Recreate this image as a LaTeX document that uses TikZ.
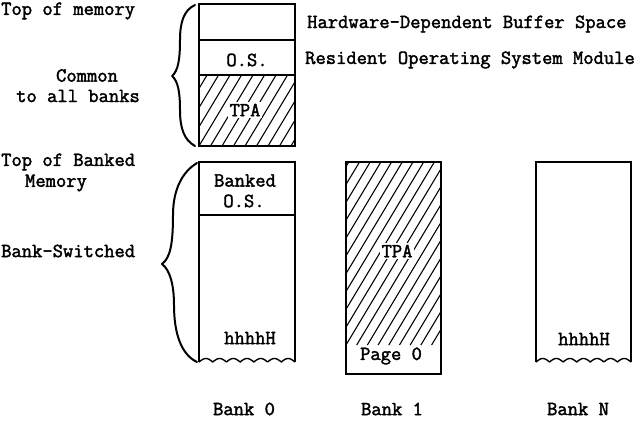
\documentclass[tikz,border=0pt]{standalone}
\usepackage{fontspec}
\setmainfont[FakeBold=2]{Latin Modern Mono}
\begin{document}
\begin{tikzpicture}[x=1pt,y=-1pt,
  every node/.style={font=\fontsize{20}{22}\selectfont, inner sep=0pt},
  lbl/.style={anchor=west},
  memline/.style={line width=1.4pt, line join=miter},
  hatchline/.style={line width=1.1pt},
  bracestyle/.style={line width=2pt, line cap=round, line join=round},
  hole/.style={fill=white, inner sep=2pt}]
\useasboundingbox (0,0) rectangle (642,422);

% ---------- Common area ----------
\begin{scope}
  \clip (199,75) rectangle (295,146);
  \foreach \k in {-8,...,10}
    \draw[hatchline] ({199+\k*11.5},146) -- ++(60,-100);
\end{scope}
\draw[memline] (199,4) rectangle (295,146);
\draw[memline] (199,40) -- (295,40);
\draw[memline] (199,75) -- (295,75);
\node (os1) at (247,60) {O.S.};
\node[hole] (tpa1) at (245,110) {TPA};

\draw[bracestyle] (195,5) .. controls (184,10) and (180,22) .. (180,40)
  .. controls (180,60) and (178,71) .. (172,76)
  .. controls (178,81) and (180,92) .. (180,110)
  .. controls (180,128) and (184,140) .. (195,146);

\node[lbl] (topmem) at (1,11) {Top of memory};
\node (common) at (87,75.5) {Common};
\node (toall) at (78,96) {to all banks};
\node[lbl] (hw) at (307,24) {Hardware-Dependent Buffer Space};
\node[lbl] (res) at (305,60) {Resident Operating System Module};

% ---------- Bank 0 ----------
\draw[memline] (199,362) -- (199,162) -- (295,162) -- (295,362);
\draw[memline] plot[domain=0:7, samples=150] ({199+\x*13.714},{362-3.5*abs(sin(\x*180))});
\draw[memline] (199,215) -- (295,215);
\node (banked) at (245,180.5) {Banked};
\node (os2) at (244,201) {O.S.};
\node (h0) at (250,338) {hhhhH};

\draw[bracestyle] (197,163) .. controls (182,172) and (173,190) .. (173,215)
  .. controls (173,245) and (170,258) .. (162,264)
  .. controls (170,270) and (174,285) .. (174,305)
  .. controls (174,335) and (182,355) .. (197,362);

\node[lbl] (topb) at (1,162) {Top of Banked};
\node (memory) at (56,183) {Memory};
\node[lbl] (bsw) at (1,251) {Bank-Switched};

% ---------- Bank 1 ----------
\begin{scope}
  \clip (346,162) rectangle (441,345);
  \foreach \k in {-12,...,10}
    \draw[hatchline] ({346+\k*10.7},345) -- ++(120,-200);
\end{scope}
\draw[memline] (346,162) rectangle (441,374);
\node[hole] (tpa2) at (397,251) {TPA};
\node (page0) at (391,356) {Page 0};

% ---------- Bank N ----------
\draw[memline] (536,362) -- (536,162) -- (631,162) -- (631,362);
\draw[memline] plot[domain=0:7, samples=150] ({536+\x*13.571},{362-3.5*abs(sin(\x*180))});
\node (hn) at (584,339) {hhhhH};

% ---------- Bank labels ----------
\node (b0) at (244,409) {Bank 0};
\node (b1) at (392,409) {Bank 1};
\node (bn) at (578,409) {Bank N};
\end{tikzpicture}
\end{document}
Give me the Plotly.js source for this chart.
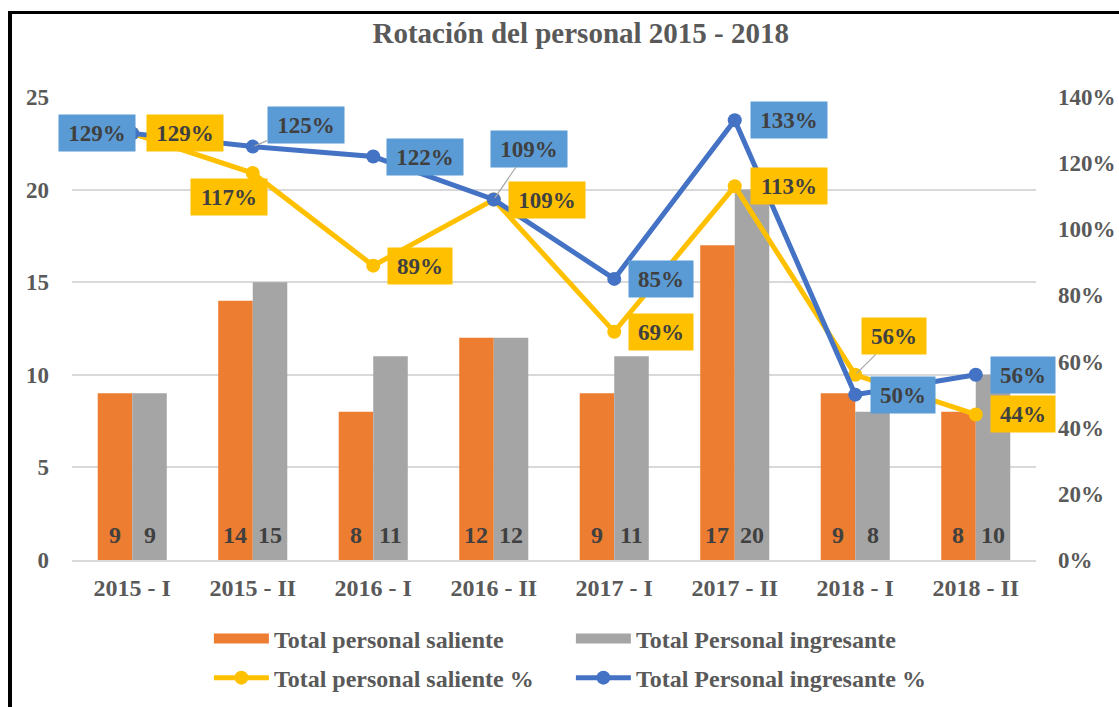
<!DOCTYPE html>
<html>
<head>
<meta charset="utf-8">
<script src="https://cdn.plot.ly/plotly-3.0.1.min.js"></script>
<style>
  html, body { margin: 0; padding: 0; background: #fff; }
  #wrap { position: relative; width: 1119px; height: 707px; overflow: hidden; }
  #chart { width: 1119px; height: 707px; }
  #frame { position: absolute; left: 8px; top: 11px; width: 1200px; height: 800px;
           border-left: 4px solid #000; border-top: 3px solid #000; pointer-events: none; }
</style>
</head>
<body>
<div id="wrap">
  <div id="chart"></div>
  <div id="frame"></div>
</div>
<script>
// ---- data ----
const categories = ['2015 - I', '2015 - II', '2016 - I', '2016 - II', '2017 - I', '2017 - II', '2018 - I', '2018 - II'];
const totalSaliente = [9, 14, 8, 12, 9, 17, 9, 8];
const totalIngresante = [9, 15, 11, 12, 11, 20, 8, 10];
const salientePct = [1.29, 1.17, 0.89, 1.09, 0.69, 1.13, 0.56, 0.44];
const ingresantePct = [1.29, 1.25, 1.22, 1.09, 0.85, 1.33, 0.50, 0.56];
const leftTicks = [0, 5, 10, 15, 20, 25];
const rightTicks = [0, 0.2, 0.4, 0.6, 0.8, 1.0, 1.2, 1.4];

// ---- styling ----
const FONT = 'Liberation Serif, Times New Roman, serif';
const AXIS_COLOR = '#595959';
const LABEL_COLOR = '#404040';
const C_ORANGE = '#ed7d31', C_GRAY = '#a5a5a5', C_YELLOW = '#ffc000', C_BLUE = '#4472c4', C_BLUEBOX = '#5b9bd5';

// label offsets (px) for percentage labels: [xshift, yshift(up +), leader?]
const blueOff = [[-35, 0, 0], [53, 22, 1], [52, 0, 0], [35, 51, 1], [47, 0, 0], [54, 0, 0], [48, 0, 0], [47, 0, 0]];
const yellowOff = [[53, 0, 0], [-24, -24, 0], [47, 0, 0], [53, 0, 0], [47, 0, 0], [54, 0, 0], [39, 39, 1], [47, 0, 0]];

const traces = [
  { type: 'bar', name: 'Total personal saliente', x: categories, y: totalSaliente,
    marker: { color: C_ORANGE }, showlegend: false, legendgroup: 'sal', hoverinfo: 'y' },
  { type: 'bar', name: 'Total Personal ingresante', x: categories, y: totalIngresante,
    marker: { color: C_GRAY }, showlegend: false, legendgroup: 'ing', hoverinfo: 'y' },
  // legend keys for the bar series (wide rectangle keys)
  { type: 'scatter', mode: 'lines', name: 'Total personal saliente', x: [null], y: [null],
    line: { color: C_ORANGE, width: 13 }, legend: 'legend', legendgroup: 'sal', hoverinfo: 'skip' },
  { type: 'scatter', mode: 'lines', name: 'Total Personal ingresante', x: [null], y: [null],
    line: { color: C_GRAY, width: 13 }, legend: 'legend', legendgroup: 'ing', hoverinfo: 'skip' },
  { type: 'scatter', mode: 'lines+markers', name: 'Total personal saliente %', x: categories, y: salientePct,
    yaxis: 'y2', line: { color: C_YELLOW, width: 5 }, marker: { color: C_YELLOW, size: 14 }, legend: 'legend2' },
  { type: 'scatter', mode: 'lines+markers', name: 'Total Personal ingresante %', x: categories, y: ingresantePct,
    yaxis: 'y2', line: { color: C_BLUE, width: 5 }, marker: { color: C_BLUE, size: 14 }, legend: 'legend2' }
];

const annotations = [];
function pctText(v) { return Math.round(v * 100) + '%'; }
function addPctLabels(vals, offs, bg) {
  vals.forEach((v, i) => {
    const t = pctText(v);
    const o = offs[i];
    const a = {
      x: categories[i], y: v, xref: 'x', yref: 'y2', text: '<b>' + t + '</b>',
      font: { family: FONT, size: 23, color: LABEL_COLOR },
      bgcolor: bg, borderpad: 4, width: t.length === 4 ? 68 : 56, height: 28,
      xanchor: 'center', yanchor: 'middle'
    };
    if (o[2]) {
      a.showarrow = true; a.arrowhead = 0; a.arrowwidth = 1.2; a.arrowcolor = '#a6a6a6';
      a.ax = o[0]; a.ay = -o[1]; a.standoff = 2;
    } else {
      a.showarrow = false; a.xshift = o[0]; a.yshift = o[1];
    }
    annotations.push(a);
  });
}
addPctLabels(ingresantePct, blueOff, C_BLUEBOX);
addPctLabels(salientePct, yellowOff, C_YELLOW);

// bar value labels near the base
function addBarLabels(vals, dx) {
  vals.forEach((v, i) => {
    annotations.push({
      x: categories[i], y: 0, xref: 'x', yref: 'y', text: '<b>' + v + '</b>', showarrow: false,
      xshift: dx, yshift: 25, yanchor: 'middle', xanchor: 'center',
      font: { family: FONT, size: 24, color: LABEL_COLOR }
    });
  });
}
addBarLabels(totalSaliente, -17.3);
addBarLabels(totalIngresante, 17.3);

const yTickFont = { family: FONT, size: 23, color: AXIS_COLOR, weight: 'bold' };
const xTickFont = { family: FONT, size: 24, color: AXIS_COLOR, weight: 'bold' };
const legendBase = {
  orientation: 'h', xanchor: 'left', yanchor: 'middle', x: 0.142,
  font: { family: FONT, size: 24, color: AXIS_COLOR, weight: 'bold' },
  entrywidth: 292, entrywidthmode: 'pixels', itemwidth: 55, bgcolor: 'rgba(0,0,0,0)'
};

const layout = {
  width: 1119, height: 707,
  margin: { l: 72, r: 83, t: 97, b: 147, pad: 0, autoexpand: false },
  paper_bgcolor: '#ffffff', plot_bgcolor: '#ffffff',
  title: { text: '<b>Rotación del personal 2015 - 2018</b>', x: 0.519, xanchor: 'center', y: 0.953, yanchor: 'middle',
           font: { family: FONT, size: 29, color: AXIS_COLOR } },
  barmode: 'group', bargap: 0.427, bargroupgap: 0,
  xaxis: { type: 'category', range: [-0.5, categories.length - 0.5], tickfont: xTickFont, showgrid: false, ticks: '',
           showline: true, linecolor: '#d9d9d9', linewidth: 2, ticklabelstandoff: 5, automargin: false },
  yaxis: { range: [0, 25], tickvals: leftTicks, tickfont: yTickFont, showgrid: true, gridcolor: '#d9d9d9',
           gridwidth: 2, zeroline: false, ticks: '', ticklabelstandoff: 22, fixedrange: true, automargin: false },
  yaxis2: { range: [0, 1.4], tickvals: rightTicks, tickformat: '.0%', overlaying: 'y', side: 'right',
            tickfont: yTickFont, showgrid: false, zeroline: false, ticks: '', ticklabelstandoff: 21, automargin: false },
  legend: Object.assign({}, legendBase, { y: -0.1706 }),
  legend2: Object.assign({}, legendBase, { y: -0.255 }),
  annotations: annotations,
  showlegend: true
};

Plotly.newPlot('chart', traces, layout, { displayModeBar: false, staticPlot: true });
</script>
</body>
</html>
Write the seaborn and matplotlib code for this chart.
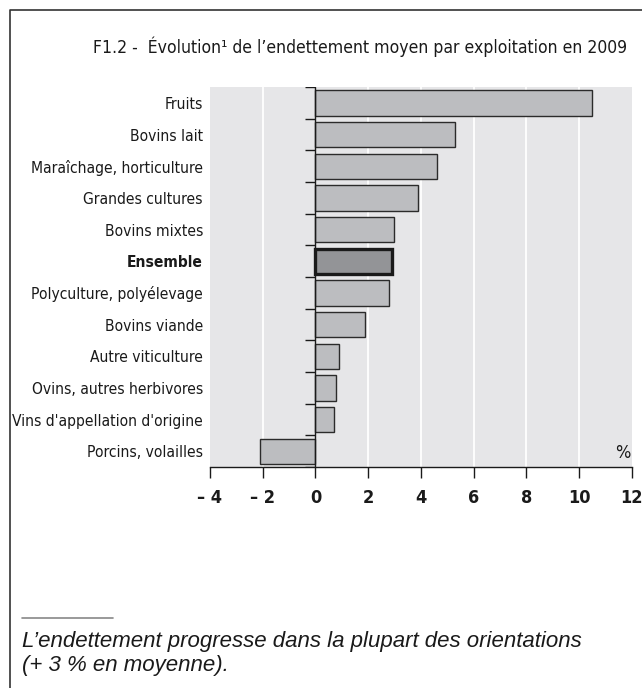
import matplotlib
matplotlib.use("Agg")
import matplotlib.pyplot as plt
import seaborn as sns
import pandas as pd

# données du graphique F1.2
categories = ["Fruits", "Bovins lait", "Maraîchage, horticulture", "Grandes cultures",
              "Bovins mixtes", "Ensemble", "Polyculture, polyélevage", "Bovins viande",
              "Autre viticulture", "Ovins, autres herbivores",
              "Vins d'appellation d'origine", "Porcins, volailles"]
evolution = [10.5, 5.3, 4.6, 3.9, 3.0, 2.9, 2.8, 1.9, 0.9, 0.8, 0.7, -2.1]
xticks = [-4, -2, 0, 2, 4, 6, 8, 10, 12]
xticklabels = ["– 4", "– 2", "0", "2", "4", "6", "8", "10", "12"]

df = pd.DataFrame({"categorie": categories, "evolution": evolution})

sns.set_theme(style="white")
plt.rcParams["font.family"] = ["DejaVu Sans"]
plt.rcParams["font.stretch"] = "condensed"

fig = plt.figure(figsize=(6.42, 6.88), dpi=100)
ax = fig.add_axes([0.327, 0.3212, 0.657, 0.5523])
ax.set_facecolor("#e6e6e8")

couleurs = ["#939497" if c == "Ensemble" else "#bcbdc0" for c in categories]
sns.barplot(data=df, x="evolution", y="categorie", hue="categorie", palette=couleurs,
            legend=False, orient="h", width=0.8, edgecolor="#2b2b2b", linewidth=1.0,
            saturation=1, ax=ax, zorder=3)

# Ensemble : contour plus épais
for p, c in zip(ax.patches, categories):
    if c == "Ensemble":
        p.set_linewidth(2.4)
        p.set_edgecolor("#1a1a1a")

ax.set_xlim(-4, 12)
ax.set_ylim(len(categories) - 0.5, -0.5)

# grille verticale blanche + axe en 0
for v in xticks[1:-1]:
    if v != 0:
        ax.axvline(v, color="white", lw=1.3, zorder=1)
ax.axvline(0, color="#1a1a1a", lw=1.0, zorder=4)
ax.hlines([i - 0.5 for i in range(len(categories) + 1)], -0.4, 0,
          color="#1a1a1a", lw=1.0, zorder=4)

for s in ["top", "right", "left"]:
    ax.spines[s].set_visible(False)
ax.spines["bottom"].set_color("#1a1a1a")
ax.spines["bottom"].set_linewidth(1.0)

ax.set_xticks(xticks)
ax.set_xticklabels(xticklabels, fontsize=13, fontweight="bold", color="#1a1a1a")
ax.tick_params(axis="x", direction="out", length=8, width=1.0, color="#1a1a1a", pad=8,
               bottom=True)
ax.tick_params(axis="y", length=0, pad=5)
ax.set_yticks(range(len(categories)))
ax.set_yticklabels(categories, fontsize=11.2, color="#1a1a1a")
for lab in ax.get_yticklabels():
    if lab.get_text() == "Ensemble":
        lab.set_fontweight("bold")
ax.set_xlabel("")
ax.set_ylabel("")

ax.text(11.97, 11.06, "%", ha="right", va="center", fontsize=13, color="#1a1a1a")

fig.text(627 / 642, 1 - 47 / 688, "F1.2 -  Évolution¹ de l’endettement moyen par exploitation en 2009",
         ha="right", va="center", fontsize=12.6, color="#1a1a1a")

# cadre
fig.add_artist(plt.Line2D([10 / 642, 10 / 642, 1], [0, 1 - 10 / 688, 1 - 10 / 688],
                          color="#333333", lw=1.2))
fig.add_artist(plt.Line2D([22 / 642, 113 / 642], [1 - 618 / 688, 1 - 618 / 688],
                          color="#888888", lw=1.2))

pied = dict(ha="left", va="center", fontsize=16, style="italic", stretch="normal",
            family=["Liberation Sans", "DejaVu Sans"], color="#1a1a1a")
fig.text(22 / 642, 1 - 641 / 688, "L’endettement progresse dans la plupart des orientations", **pied)
fig.text(22 / 642, 1 - 666 / 688, "(+ 3 % en moyenne).", **pied)

fig.savefig("out.png", dpi=100)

◇ ◇ ◇

In the listing above, find the line containing "Write the seaborn" and the line containing "ax.set_ylim(len(categories) - 0.5, -0.5)", then return both of them and every line between, exactly, without pictures.

Solution to this exercise:
Write the seaborn and matplotlib code for this chart.
import matplotlib
matplotlib.use("Agg")
import matplotlib.pyplot as plt
import seaborn as sns
import pandas as pd

# données du graphique F1.2
categories = ["Fruits", "Bovins lait", "Maraîchage, horticulture", "Grandes cultures",
              "Bovins mixtes", "Ensemble", "Polyculture, polyélevage", "Bovins viande",
              "Autre viticulture", "Ovins, autres herbivores",
              "Vins d'appellation d'origine", "Porcins, volailles"]
evolution = [10.5, 5.3, 4.6, 3.9, 3.0, 2.9, 2.8, 1.9, 0.9, 0.8, 0.7, -2.1]
xticks = [-4, -2, 0, 2, 4, 6, 8, 10, 12]
xticklabels = ["– 4", "– 2", "0", "2", "4", "6", "8", "10", "12"]

df = pd.DataFrame({"categorie": categories, "evolution": evolution})

sns.set_theme(style="white")
plt.rcParams["font.family"] = ["DejaVu Sans"]
plt.rcParams["font.stretch"] = "condensed"

fig = plt.figure(figsize=(6.42, 6.88), dpi=100)
ax = fig.add_axes([0.327, 0.3212, 0.657, 0.5523])
ax.set_facecolor("#e6e6e8")

couleurs = ["#939497" if c == "Ensemble" else "#bcbdc0" for c in categories]
sns.barplot(data=df, x="evolution", y="categorie", hue="categorie", palette=couleurs,
            legend=False, orient="h", width=0.8, edgecolor="#2b2b2b", linewidth=1.0,
            saturation=1, ax=ax, zorder=3)

# Ensemble : contour plus épais
for p, c in zip(ax.patches, categories):
    if c == "Ensemble":
        p.set_linewidth(2.4)
        p.set_edgecolor("#1a1a1a")

ax.set_xlim(-4, 12)
ax.set_ylim(len(categories) - 0.5, -0.5)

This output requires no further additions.